SET EXERCISE:
Starting at the top of the listing, extract every line up to and including the one with "0.7863, 0.9003, 1.0]". Pictures stay out of the copy.

[Start]

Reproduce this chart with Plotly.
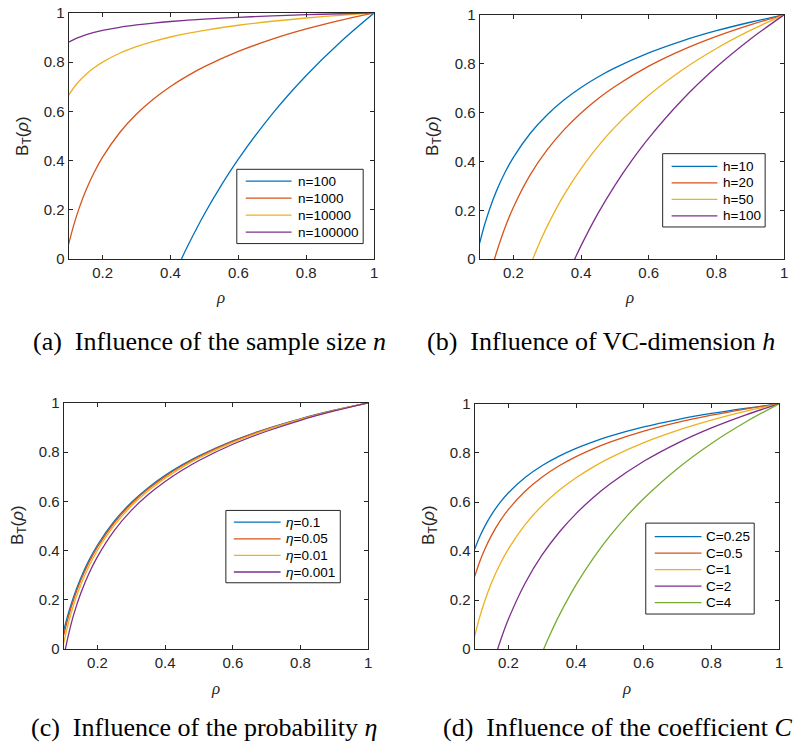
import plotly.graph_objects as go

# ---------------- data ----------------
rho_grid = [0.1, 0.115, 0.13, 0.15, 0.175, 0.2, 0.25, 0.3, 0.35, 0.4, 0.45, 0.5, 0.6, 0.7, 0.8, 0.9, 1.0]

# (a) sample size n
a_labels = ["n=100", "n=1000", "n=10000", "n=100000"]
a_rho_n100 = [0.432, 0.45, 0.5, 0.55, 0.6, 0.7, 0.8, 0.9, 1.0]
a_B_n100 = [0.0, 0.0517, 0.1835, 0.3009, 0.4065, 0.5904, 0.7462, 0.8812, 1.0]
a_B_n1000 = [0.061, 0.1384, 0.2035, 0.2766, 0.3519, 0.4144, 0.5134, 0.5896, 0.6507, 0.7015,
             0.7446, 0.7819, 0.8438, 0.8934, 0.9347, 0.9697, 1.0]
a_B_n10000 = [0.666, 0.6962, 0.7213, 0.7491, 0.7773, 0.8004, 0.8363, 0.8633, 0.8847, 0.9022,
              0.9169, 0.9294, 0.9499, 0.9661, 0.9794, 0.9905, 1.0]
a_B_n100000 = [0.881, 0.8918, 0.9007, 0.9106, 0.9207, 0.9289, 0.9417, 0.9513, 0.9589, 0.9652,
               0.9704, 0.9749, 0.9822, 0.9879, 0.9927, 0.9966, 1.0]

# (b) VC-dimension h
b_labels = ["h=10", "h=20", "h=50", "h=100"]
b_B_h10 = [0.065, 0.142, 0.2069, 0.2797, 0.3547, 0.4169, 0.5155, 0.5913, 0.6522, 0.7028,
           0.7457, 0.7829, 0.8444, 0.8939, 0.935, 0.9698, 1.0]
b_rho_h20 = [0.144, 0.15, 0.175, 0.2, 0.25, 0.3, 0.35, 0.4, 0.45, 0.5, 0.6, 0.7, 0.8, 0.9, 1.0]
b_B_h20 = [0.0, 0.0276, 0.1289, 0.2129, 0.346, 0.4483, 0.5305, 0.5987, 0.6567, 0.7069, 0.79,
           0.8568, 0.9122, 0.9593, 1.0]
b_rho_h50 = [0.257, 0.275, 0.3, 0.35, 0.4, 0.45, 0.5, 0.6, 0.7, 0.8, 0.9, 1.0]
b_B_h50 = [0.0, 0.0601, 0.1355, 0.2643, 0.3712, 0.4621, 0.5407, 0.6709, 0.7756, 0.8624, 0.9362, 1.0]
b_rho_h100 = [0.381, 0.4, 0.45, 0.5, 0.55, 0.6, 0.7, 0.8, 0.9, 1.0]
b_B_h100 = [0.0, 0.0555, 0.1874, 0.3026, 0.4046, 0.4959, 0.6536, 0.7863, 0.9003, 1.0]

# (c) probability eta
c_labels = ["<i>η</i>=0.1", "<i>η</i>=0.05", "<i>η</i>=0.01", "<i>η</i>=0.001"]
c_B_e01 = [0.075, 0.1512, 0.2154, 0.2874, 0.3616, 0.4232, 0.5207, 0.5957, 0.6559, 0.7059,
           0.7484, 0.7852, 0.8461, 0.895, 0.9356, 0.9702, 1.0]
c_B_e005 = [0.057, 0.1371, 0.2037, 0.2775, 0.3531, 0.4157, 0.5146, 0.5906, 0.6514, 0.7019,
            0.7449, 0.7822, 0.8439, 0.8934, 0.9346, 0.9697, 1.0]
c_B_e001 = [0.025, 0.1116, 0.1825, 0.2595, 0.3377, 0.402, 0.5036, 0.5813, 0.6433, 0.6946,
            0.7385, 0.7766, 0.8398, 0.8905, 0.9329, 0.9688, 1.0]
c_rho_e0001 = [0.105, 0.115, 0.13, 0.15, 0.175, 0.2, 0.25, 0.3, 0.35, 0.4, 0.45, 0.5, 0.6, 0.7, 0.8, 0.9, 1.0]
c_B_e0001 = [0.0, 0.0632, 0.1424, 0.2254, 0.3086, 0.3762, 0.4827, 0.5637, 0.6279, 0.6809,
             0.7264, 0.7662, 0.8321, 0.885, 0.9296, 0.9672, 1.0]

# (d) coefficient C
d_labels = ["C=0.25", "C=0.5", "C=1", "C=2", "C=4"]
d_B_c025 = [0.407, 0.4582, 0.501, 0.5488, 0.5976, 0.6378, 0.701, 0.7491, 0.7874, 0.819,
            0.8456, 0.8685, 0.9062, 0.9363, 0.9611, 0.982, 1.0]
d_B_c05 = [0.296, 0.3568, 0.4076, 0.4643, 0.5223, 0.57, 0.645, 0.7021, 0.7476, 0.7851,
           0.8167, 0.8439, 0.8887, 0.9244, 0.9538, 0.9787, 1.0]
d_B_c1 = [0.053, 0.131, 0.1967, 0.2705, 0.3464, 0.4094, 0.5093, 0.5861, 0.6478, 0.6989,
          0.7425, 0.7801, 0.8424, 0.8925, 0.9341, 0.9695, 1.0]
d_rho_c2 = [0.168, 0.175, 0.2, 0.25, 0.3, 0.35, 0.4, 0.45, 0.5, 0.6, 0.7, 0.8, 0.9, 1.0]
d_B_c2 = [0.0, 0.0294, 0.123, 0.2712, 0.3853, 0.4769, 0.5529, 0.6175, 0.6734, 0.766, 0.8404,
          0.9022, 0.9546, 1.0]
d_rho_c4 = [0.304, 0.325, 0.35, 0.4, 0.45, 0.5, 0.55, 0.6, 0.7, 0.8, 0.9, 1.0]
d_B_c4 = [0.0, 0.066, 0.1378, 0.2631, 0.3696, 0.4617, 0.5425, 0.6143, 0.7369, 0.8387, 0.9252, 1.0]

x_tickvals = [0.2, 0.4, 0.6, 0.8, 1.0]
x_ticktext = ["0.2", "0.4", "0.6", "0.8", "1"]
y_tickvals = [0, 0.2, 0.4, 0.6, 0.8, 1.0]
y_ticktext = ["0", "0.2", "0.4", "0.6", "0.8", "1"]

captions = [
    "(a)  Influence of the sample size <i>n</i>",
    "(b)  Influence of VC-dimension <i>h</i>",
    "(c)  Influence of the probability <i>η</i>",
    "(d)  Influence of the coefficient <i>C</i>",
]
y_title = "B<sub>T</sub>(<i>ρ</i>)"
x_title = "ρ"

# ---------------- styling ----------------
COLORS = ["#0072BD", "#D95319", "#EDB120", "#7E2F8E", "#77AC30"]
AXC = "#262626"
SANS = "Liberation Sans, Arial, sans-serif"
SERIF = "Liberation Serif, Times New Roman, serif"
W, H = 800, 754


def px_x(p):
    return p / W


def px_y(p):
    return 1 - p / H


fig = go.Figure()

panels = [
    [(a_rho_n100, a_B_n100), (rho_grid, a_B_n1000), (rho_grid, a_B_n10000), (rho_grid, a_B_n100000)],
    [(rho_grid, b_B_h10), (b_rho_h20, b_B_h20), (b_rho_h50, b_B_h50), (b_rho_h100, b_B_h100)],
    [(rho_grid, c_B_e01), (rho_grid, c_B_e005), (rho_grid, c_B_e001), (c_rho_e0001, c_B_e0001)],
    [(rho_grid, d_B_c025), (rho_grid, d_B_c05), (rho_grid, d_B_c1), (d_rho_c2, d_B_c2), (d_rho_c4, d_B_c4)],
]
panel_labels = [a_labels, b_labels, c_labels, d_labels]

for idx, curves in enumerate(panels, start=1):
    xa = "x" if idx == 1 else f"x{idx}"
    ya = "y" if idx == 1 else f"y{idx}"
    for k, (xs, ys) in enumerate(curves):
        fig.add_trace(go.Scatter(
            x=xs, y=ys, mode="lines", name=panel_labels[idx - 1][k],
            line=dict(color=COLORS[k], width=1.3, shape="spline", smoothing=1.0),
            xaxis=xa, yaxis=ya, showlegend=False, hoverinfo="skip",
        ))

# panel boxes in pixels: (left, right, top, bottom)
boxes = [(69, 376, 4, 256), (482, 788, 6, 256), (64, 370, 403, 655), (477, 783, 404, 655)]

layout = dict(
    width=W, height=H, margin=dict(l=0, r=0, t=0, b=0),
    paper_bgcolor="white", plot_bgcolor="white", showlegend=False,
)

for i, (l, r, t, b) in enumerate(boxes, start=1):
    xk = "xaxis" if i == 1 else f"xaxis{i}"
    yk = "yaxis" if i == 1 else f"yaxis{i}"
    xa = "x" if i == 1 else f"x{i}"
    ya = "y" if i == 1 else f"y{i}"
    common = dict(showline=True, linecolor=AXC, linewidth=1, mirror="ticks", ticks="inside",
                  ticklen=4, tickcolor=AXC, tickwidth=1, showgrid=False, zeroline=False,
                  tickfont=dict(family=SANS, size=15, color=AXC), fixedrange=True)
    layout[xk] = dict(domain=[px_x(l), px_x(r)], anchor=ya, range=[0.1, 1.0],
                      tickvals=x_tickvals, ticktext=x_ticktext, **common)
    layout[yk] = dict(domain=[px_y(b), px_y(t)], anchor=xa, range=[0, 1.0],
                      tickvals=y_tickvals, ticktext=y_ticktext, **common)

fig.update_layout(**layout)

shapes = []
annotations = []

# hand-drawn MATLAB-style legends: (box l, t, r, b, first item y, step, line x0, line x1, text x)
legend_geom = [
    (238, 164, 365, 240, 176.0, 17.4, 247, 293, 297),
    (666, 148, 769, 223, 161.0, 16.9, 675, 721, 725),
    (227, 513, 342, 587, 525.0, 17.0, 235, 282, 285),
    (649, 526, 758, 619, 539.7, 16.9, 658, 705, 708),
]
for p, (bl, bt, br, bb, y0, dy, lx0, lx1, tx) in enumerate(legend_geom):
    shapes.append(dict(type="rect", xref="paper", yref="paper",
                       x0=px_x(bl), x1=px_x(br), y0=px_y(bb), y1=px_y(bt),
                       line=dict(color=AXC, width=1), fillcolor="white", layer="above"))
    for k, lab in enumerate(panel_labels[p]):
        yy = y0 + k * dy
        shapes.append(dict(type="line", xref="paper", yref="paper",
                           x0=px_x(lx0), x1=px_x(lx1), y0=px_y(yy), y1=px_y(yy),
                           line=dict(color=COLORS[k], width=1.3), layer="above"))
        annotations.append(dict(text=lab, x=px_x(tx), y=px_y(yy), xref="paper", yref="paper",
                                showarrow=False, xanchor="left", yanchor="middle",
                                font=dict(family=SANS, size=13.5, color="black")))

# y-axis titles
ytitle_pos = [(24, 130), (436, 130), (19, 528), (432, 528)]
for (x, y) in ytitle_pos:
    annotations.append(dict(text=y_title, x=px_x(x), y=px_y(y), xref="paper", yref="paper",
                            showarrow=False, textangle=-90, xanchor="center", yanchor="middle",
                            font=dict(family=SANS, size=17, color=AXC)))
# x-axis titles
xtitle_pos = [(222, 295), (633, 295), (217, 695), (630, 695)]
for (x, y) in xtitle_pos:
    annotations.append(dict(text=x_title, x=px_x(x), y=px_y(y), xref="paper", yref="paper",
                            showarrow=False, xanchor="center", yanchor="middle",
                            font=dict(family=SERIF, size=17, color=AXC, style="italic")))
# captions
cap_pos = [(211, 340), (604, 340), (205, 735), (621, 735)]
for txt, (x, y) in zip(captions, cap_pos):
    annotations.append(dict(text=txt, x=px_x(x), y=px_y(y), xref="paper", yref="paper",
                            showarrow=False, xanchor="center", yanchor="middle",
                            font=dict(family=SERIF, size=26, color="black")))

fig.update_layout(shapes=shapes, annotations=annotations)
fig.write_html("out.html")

[End]

RESULT FOR THIS EXERCISE:
Reproduce this chart with Plotly.
import plotly.graph_objects as go

# ---------------- data ----------------
rho_grid = [0.1, 0.115, 0.13, 0.15, 0.175, 0.2, 0.25, 0.3, 0.35, 0.4, 0.45, 0.5, 0.6, 0.7, 0.8, 0.9, 1.0]

# (a) sample size n
a_labels = ["n=100", "n=1000", "n=10000", "n=100000"]
a_rho_n100 = [0.432, 0.45, 0.5, 0.55, 0.6, 0.7, 0.8, 0.9, 1.0]
a_B_n100 = [0.0, 0.0517, 0.1835, 0.3009, 0.4065, 0.5904, 0.7462, 0.8812, 1.0]
a_B_n1000 = [0.061, 0.1384, 0.2035, 0.2766, 0.3519, 0.4144, 0.5134, 0.5896, 0.6507, 0.7015,
             0.7446, 0.7819, 0.8438, 0.8934, 0.9347, 0.9697, 1.0]
a_B_n10000 = [0.666, 0.6962, 0.7213, 0.7491, 0.7773, 0.8004, 0.8363, 0.8633, 0.8847, 0.9022,
              0.9169, 0.9294, 0.9499, 0.9661, 0.9794, 0.9905, 1.0]
a_B_n100000 = [0.881, 0.8918, 0.9007, 0.9106, 0.9207, 0.9289, 0.9417, 0.9513, 0.9589, 0.9652,
               0.9704, 0.9749, 0.9822, 0.9879, 0.9927, 0.9966, 1.0]

# (b) VC-dimension h
b_labels = ["h=10", "h=20", "h=50", "h=100"]
b_B_h10 = [0.065, 0.142, 0.2069, 0.2797, 0.3547, 0.4169, 0.5155, 0.5913, 0.6522, 0.7028,
           0.7457, 0.7829, 0.8444, 0.8939, 0.935, 0.9698, 1.0]
b_rho_h20 = [0.144, 0.15, 0.175, 0.2, 0.25, 0.3, 0.35, 0.4, 0.45, 0.5, 0.6, 0.7, 0.8, 0.9, 1.0]
b_B_h20 = [0.0, 0.0276, 0.1289, 0.2129, 0.346, 0.4483, 0.5305, 0.5987, 0.6567, 0.7069, 0.79,
           0.8568, 0.9122, 0.9593, 1.0]
b_rho_h50 = [0.257, 0.275, 0.3, 0.35, 0.4, 0.45, 0.5, 0.6, 0.7, 0.8, 0.9, 1.0]
b_B_h50 = [0.0, 0.0601, 0.1355, 0.2643, 0.3712, 0.4621, 0.5407, 0.6709, 0.7756, 0.8624, 0.9362, 1.0]
b_rho_h100 = [0.381, 0.4, 0.45, 0.5, 0.55, 0.6, 0.7, 0.8, 0.9, 1.0]
b_B_h100 = [0.0, 0.0555, 0.1874, 0.3026, 0.4046, 0.4959, 0.6536, 0.7863, 0.9003, 1.0]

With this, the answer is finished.